Sülfürik Asidin Bilimde ve Sanayide Geleceği

Sülfürik asit, geçmişte sanayileşmenin motoruydu; gelecekte ise sürdürülebilir teknolojilerin merkezinde yer almaya aday. Onun yalnızca üretimdeki rolü değil, aynı zamanda dönüşüm süreçlerindeki etkisi de gün geçtikçe daha stratejik hale geliyor.

1. Düşük Emisyonlu Üretim Teknolojileri: Günümüzde üretim tesisleri, sülfürik asidin çevre üzerindeki etkisini azaltmak için daha verimli ve düşük emisyonlu sistemlere yöneliyor.

  • Karbondioksit salımını düşüren entegre sistemler,

  • Geri kazanım modülleriyle çalışan asit geri dönüşüm tesisleri,

  • Yeşil enerjiyle desteklenen proses hatları artık daha fazla tercih ediliyor.

Bu yaklaşımlar hem doğaya duyarlılığı artırıyor hem de üretim maliyetlerini düşürüyor.

2. Gelişen Ar-Ge Alanları: Kimya mühendisliği alanında sülfürik asitle ilgili araştırmalar, klasik kullanım alanlarının ötesine geçiyor.

  • Yüksek saflıkta elektronik sınıf sülfürik asit üretimi

  • Lityum-iyon batarya teknolojilerinde elektrolit dengeleyici olarak kullanımı

  • Nanoteknolojiye dayalı kaplama süreçlerinde mikro düzeyde etki sağlayan formülasyonlar

gibi gelişmeler, bu bileşiğin yakın gelecekte çok daha akıllı ve seçici biçimlerde kullanılacağını gösteriyor.

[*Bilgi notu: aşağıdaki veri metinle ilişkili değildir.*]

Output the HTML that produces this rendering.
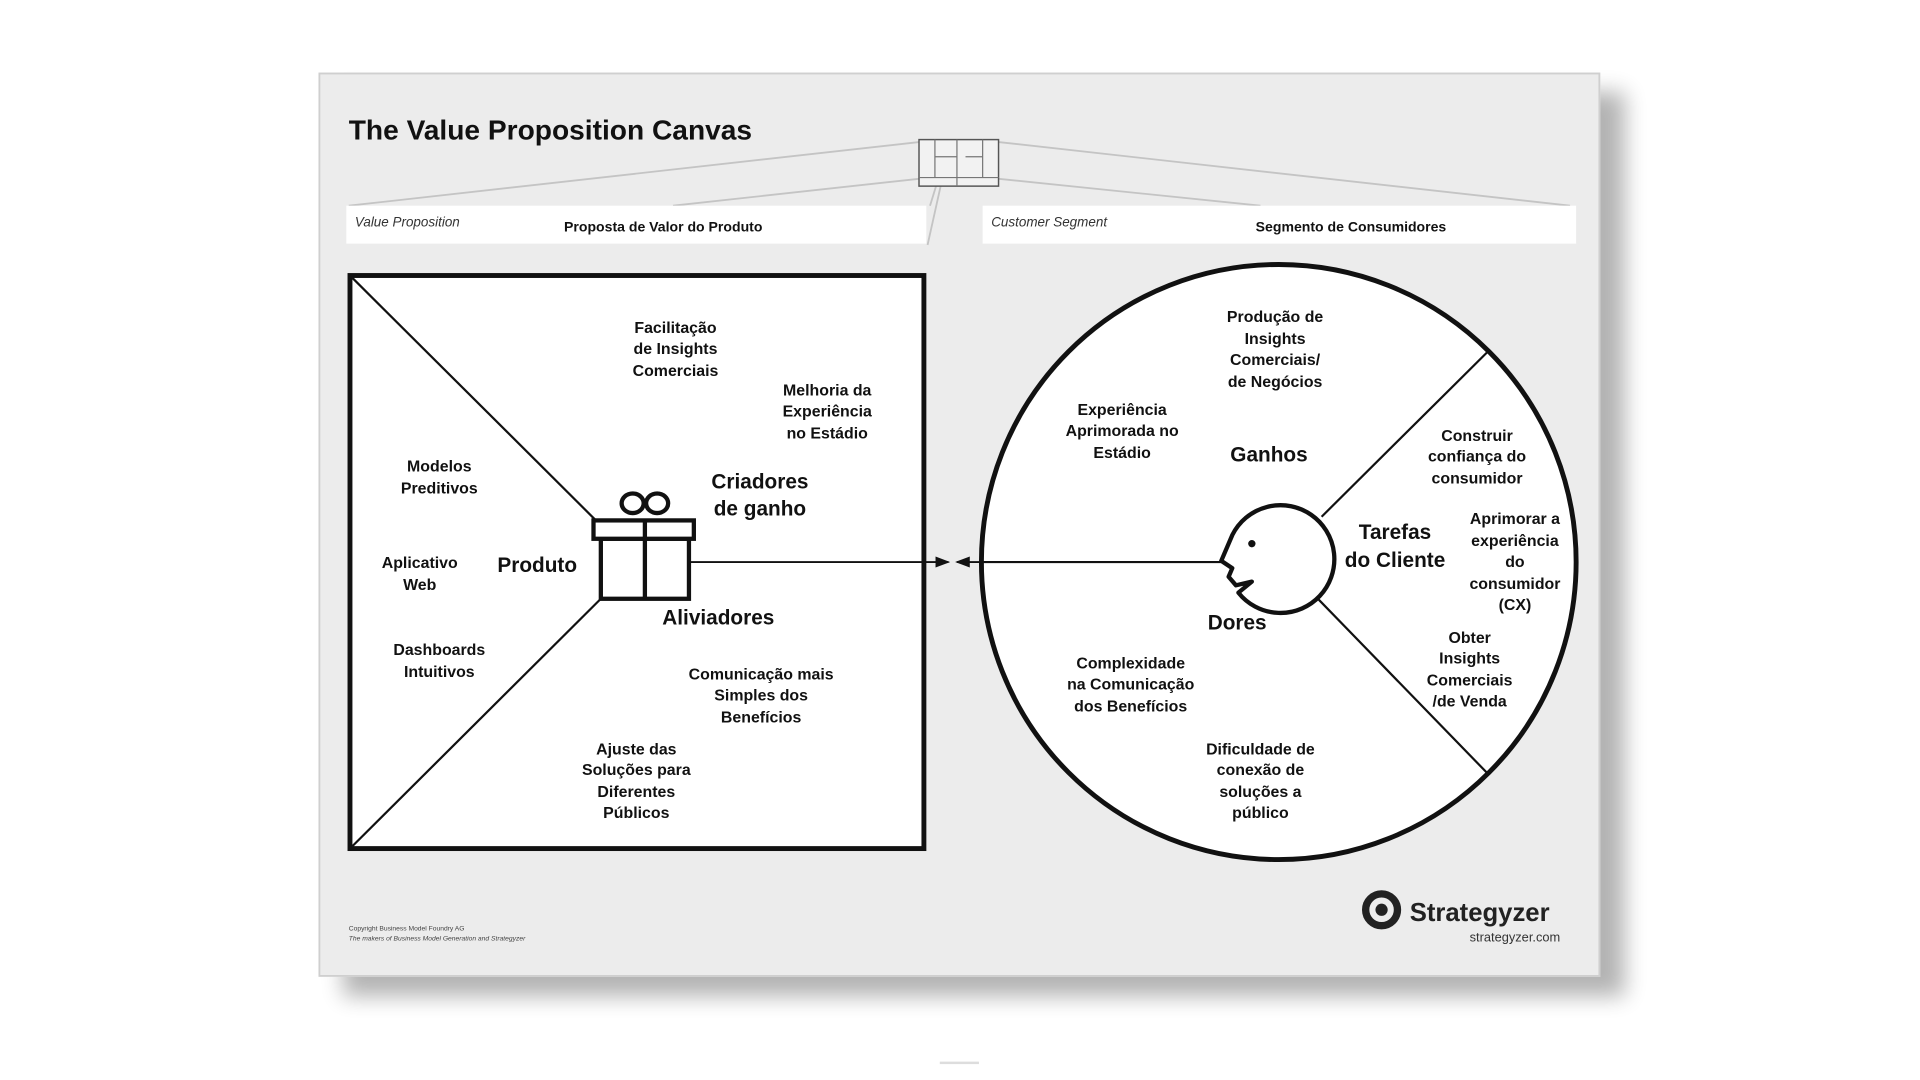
<!DOCTYPE html>
<html><head><meta charset="utf-8"><style>
html,body{margin:0;padding:0;background:#fff;width:1920px;height:1080px;overflow:hidden}
svg{display:block}
text{font-family:"Liberation Sans",sans-serif;fill:#111}
.t{font-weight:bold;font-size:13px;text-anchor:middle}
.h{font-weight:bold;font-size:17px;text-anchor:middle}
</style></head><body>
<svg width="1920" height="1080" viewBox="0 0 1569 882" preserveAspectRatio="none">
<defs>
<filter id="sh" x="-5%" y="-5%" width="115%" height="120%">
<feGaussianBlur in="SourceAlpha" stdDeviation="9"/>
<feOffset dx="20" dy="16"/>
<feComponentTransfer><feFuncA type="linear" slope="0.3"/></feComponentTransfer>
<feMerge><feMergeNode/><feMergeNode in="SourceGraphic"/></feMerge>
</filter>
<marker id="ar" markerWidth="8" markerHeight="8" refX="7" refY="4" orient="auto"><path d="M0,1 L8,4 L0,7 Z" fill="#111"/></marker>
</defs>
<rect x="261" y="60" width="1046" height="737" fill="#ececec" stroke="#cfcfcf" stroke-width="1.5" filter="url(#sh)"/>
<text x="285" y="114" style="font-weight:bold;font-size:23px">The Value Proposition Canvas</text>
<g stroke="#c4c4c4" stroke-width="1.5" fill="none">
<line x1="751" y1="116" x2="285" y2="168"/>
<line x1="751" y1="146" x2="550" y2="168"/>
<line x1="816" y1="116" x2="1283" y2="168"/>
<line x1="816" y1="146" x2="1030" y2="168"/>
<line x1="770" y1="146" x2="758" y2="200"/>
<line x1="776" y1="116" x2="760" y2="168"/>
</g>
<rect x="751" y="114" width="65" height="38" fill="#f2f2f2" stroke="#555" stroke-width="1.2"/>
<g stroke="#777" stroke-width="1" fill="none">
<line x1="751" y1="145" x2="816" y2="145"/><line x1="764" y1="114" x2="764" y2="145"/>
<line x1="782" y1="114" x2="782" y2="152"/><line x1="803" y1="114" x2="803" y2="145"/>
<line x1="764" y1="128" x2="782" y2="128"/><line x1="789" y1="128" x2="803" y2="128"/>
</g>
<rect x="283" y="168" width="474" height="31" fill="#fff"/>
<rect x="803" y="168" width="485" height="31" fill="#fff"/>
<text x="290" y="185" style="font-style:italic;font-size:11px;fill:#333">Value Proposition</text>
<text x="542" y="189" class="t" style="font-size:11.5px">Proposta de Valor do Produto</text>
<text x="810" y="185" style="font-style:italic;font-size:11px;fill:#333">Customer Segment</text>
<text x="1104" y="189" class="t" style="font-size:11.5px">Segmento de Consumidores</text>

<rect x="286" y="225" width="469" height="468" fill="#fff" stroke="#111" stroke-width="4"/>
<g stroke="#111" stroke-width="1.8">
<line x1="288" y1="227" x2="487" y2="425"/>
<line x1="288" y1="691" x2="491" y2="489"/>
</g>
<g stroke="#111" stroke-width="3.5" fill="#fff">
<ellipse cx="517" cy="411" rx="9" ry="8"/><ellipse cx="537" cy="411" rx="9" ry="8"/>
<rect x="491" y="440" width="72" height="49"/>
<rect x="485" y="425" width="82" height="15"/>
<line x1="527" y1="425" x2="527" y2="489"/>
</g>
<line x1="564" y1="459" x2="775" y2="459" stroke="#111" stroke-width="1.5" marker-end="url(#ar)"/>
<line x1="997" y1="459" x2="782" y2="459" stroke="#111" stroke-width="1.5" marker-end="url(#ar)"/>

<circle cx="1045" cy="459" r="243" fill="#fff" stroke="#111" stroke-width="4"/>
<g stroke="#111" stroke-width="1.8">
<line x1="803" y1="459" x2="998" y2="459"/>
<line x1="1080" y1="422" x2="1215" y2="288"/>
<line x1="1076" y1="488" x2="1215" y2="631"/>
</g>
<path d="M1007,437 A44,44 0 1 1 1012,484 L1023,475 L1010,478 L1004,471 L1007,464 L998,458 Z" fill="#fff" stroke="#111" stroke-width="3.5" stroke-linejoin="round"/>
<circle cx="1023" cy="444" r="3" fill="#111"/>

<text x="552" y="272" class="t">Facilitação</text><text x="552" y="289" class="t">de Insights</text><text x="552" y="307" class="t">Comerciais</text>
<text x="676" y="323" class="t">Melhoria da</text><text x="676" y="340" class="t">Experiência</text><text x="676" y="358" class="t">no Estádio</text>
<text x="359" y="385" class="t">Modelos</text><text x="359" y="403" class="t">Preditivos</text>
<text x="343" y="464" class="t">Aplicativo</text><text x="343" y="482" class="t">Web</text>
<text x="359" y="535" class="t">Dashboards</text><text x="359" y="553" class="t">Intuitivos</text>
<text x="622" y="555" class="t">Comunicação mais</text><text x="622" y="572" class="t">Simples dos</text><text x="622" y="590" class="t">Benefícios</text>
<text x="520" y="616" class="t">Ajuste das</text><text x="520" y="633" class="t">Soluções para</text><text x="520" y="651" class="t">Diferentes</text><text x="520" y="668" class="t">Públicos</text>
<text x="621" y="399" class="h">Criadores</text><text x="621" y="421" class="h">de ganho</text>
<text x="439" y="467" class="h">Produto</text>
<text x="587" y="510" class="h">Aliviadores</text>

<text x="1042" y="263" class="t">Produção de</text><text x="1042" y="281" class="t">Insights</text><text x="1042" y="298" class="t">Comerciais/</text><text x="1042" y="316" class="t">de Negócios</text>
<text x="917" y="339" class="t">Experiência</text><text x="917" y="356" class="t">Aprimorada no</text><text x="917" y="374" class="t">Estádio</text>
<text x="1207" y="360" class="t">Construir</text><text x="1207" y="377" class="t">confiança do</text><text x="1207" y="395" class="t">consumidor</text>
<text x="1238" y="428" class="t">Aprimorar a</text><text x="1238" y="446" class="t">experiência</text><text x="1238" y="463" class="t">do</text><text x="1238" y="481" class="t">consumidor</text><text x="1238" y="498" class="t">(CX)</text>
<text x="1201" y="525" class="t">Obter</text><text x="1201" y="542" class="t">Insights</text><text x="1201" y="560" class="t">Comerciais</text><text x="1201" y="577" class="t">/de Venda</text>
<text x="924" y="546" class="t">Complexidade</text><text x="924" y="563" class="t">na Comunicação</text><text x="924" y="581" class="t">dos Benefícios</text>
<text x="1030" y="616" class="t">Dificuldade de</text><text x="1030" y="633" class="t">conexão de</text><text x="1030" y="651" class="t">soluções a</text><text x="1030" y="668" class="t">público</text>
<text x="1037" y="377" class="h">Ganhos</text>
<text x="1140" y="440" class="h">Tarefas</text><text x="1140" y="463" class="h">do Cliente</text>
<text x="1011" y="514" class="h">Dores</text>

<text x="285" y="760" style="font-size:5.5px;fill:#444">Copyright Business Model Foundry AG</text>
<text x="285" y="768" style="font-size:5.5px;font-style:italic;fill:#444">The makers of Business Model Generation and Strategyzer</text>
<circle cx="1129" cy="743" r="13" fill="none" stroke="#222" stroke-width="6"/>
<circle cx="1129" cy="743" r="5" fill="#222"/>
<text x="1152" y="752" style="font-weight:bold;font-size:21px;fill:#222">Strategyzer</text>
<text x="1275" y="769" style="font-size:10.5px;fill:#333;text-anchor:end">strategyzer.com</text>
<rect x="768" y="867" width="32" height="2" fill="#ddd"/>
</svg>
</body></html>
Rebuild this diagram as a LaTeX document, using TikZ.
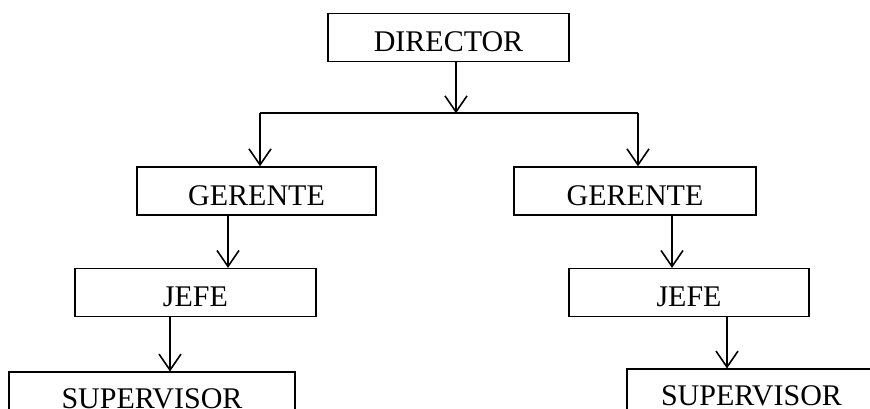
\documentclass[tikz,border=0pt]{standalone}
\usepackage{fontspec}
\setmainfont{Liberation Serif}
\usetikzlibrary{arrows.meta}
\usetikzlibrary{positioning}
\tikzset {
  syntax path/.style = {
    draw = black,
    line width = 1.6pt
  },
  % path style with an open tip at its end
  arr/.style = {
    syntax path,
    -{Straight Barb[length = 16pt, width = 22pt]}
  },
  % path style with no arrows
  narr/.style = {
    syntax path
  }
}
\tikzset {
  % box of the chart
  unit/.style = {
    draw = black,
    line width = 1.6pt,
    rectangle,
    minimum width = 241pt,
    minimum height = 48pt,
    inner sep = 0pt,
    text height = 28pt,
    text depth = 0pt,
    font = \fontsize{30}{36}\selectfont
  },
  node distance = 52pt
}
\begin{document}
\begin{tikzpicture}[x = 1pt, y = 1pt]
    \path[use as bounding box, clip] (0,0) rectangle (870,409);
    \node[unit] (director) at (448.5,371.5) {DIRECTOR};
    \coordinate [below=51pt of director.south, xshift=7.5pt] (split);
    \coordinate [left=196pt of split] (split-left);
    \coordinate [right=182pt of split] (split-right);
    \node[unit, minimum width=239pt] (ger1) [below=53pt of split-left, xshift=-3.5pt] {GERENTE};
    \node[unit, minimum width=242pt] (ger2) [below=53pt of split-right, xshift=-3pt] {GERENTE};
    \node[unit] (jefe1) [below=of ger1, xshift=-61pt] {JEFE};
    \node[unit, minimum width=240pt] (jefe2) [below=of ger2, xshift=54pt] {JEFE};
    \node[unit, minimum width=286pt, text height=24pt] (sup1) [below=54pt of jefe1, xshift=-43.5pt] {SUPERVISOR};
    \node[unit, minimum width=249pt, text height=25pt] (sup2) [below=51pt of jefe2, xshift=62.5pt] {SUPERVISOR};

    \draw[arr] (director.south -| split) -- (split);
    \draw[narr] (split-left) -- (split-right);
    \draw[arr] (split-left) -- (ger1.north -| split-left);
    \draw[arr] (split-right) -- (ger2.north -| split-right);
    \draw[arr] ([xshift=-28.5pt]ger1.south) -- ([xshift=32.5pt]jefe1.north);
    \draw[arr] ([xshift=37pt]ger2.south) -- ([xshift=-17pt]jefe2.north);
    \draw[arr] ([xshift=-25.5pt]jefe1.south) -- ([xshift=18pt]sup1.north);
    \draw[arr] ([xshift=38pt]jefe2.south) -- ([xshift=-24.5pt]sup2.north);
  \end{tikzpicture}
\end{document}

Neden Sülfürik Asit Hâlâ Bu Kadar Önemli?

Sülfürik asidi yalnızca bir laboratuvar kimyasalı olarak görmek, onun gerçek değerini gölgede bırakır. Bu bileşik; tarım, enerji, ulaşım, teknoloji ve sağlık gibi alanlarda dolaylı ya da doğrudan etkili bir yapı taşıdır.

Endüstride bir tesisin üretim hacmini ölçmek istiyorsanız, sülfürik asit tüketimine bakmanız yeterlidir. Bu bileşik ne kadar çok kullanılıyorsa, o kadar çok üretim, o kadar fazla iş gücü ve o kadar yüksek teknoloji kullanılıyor demektir.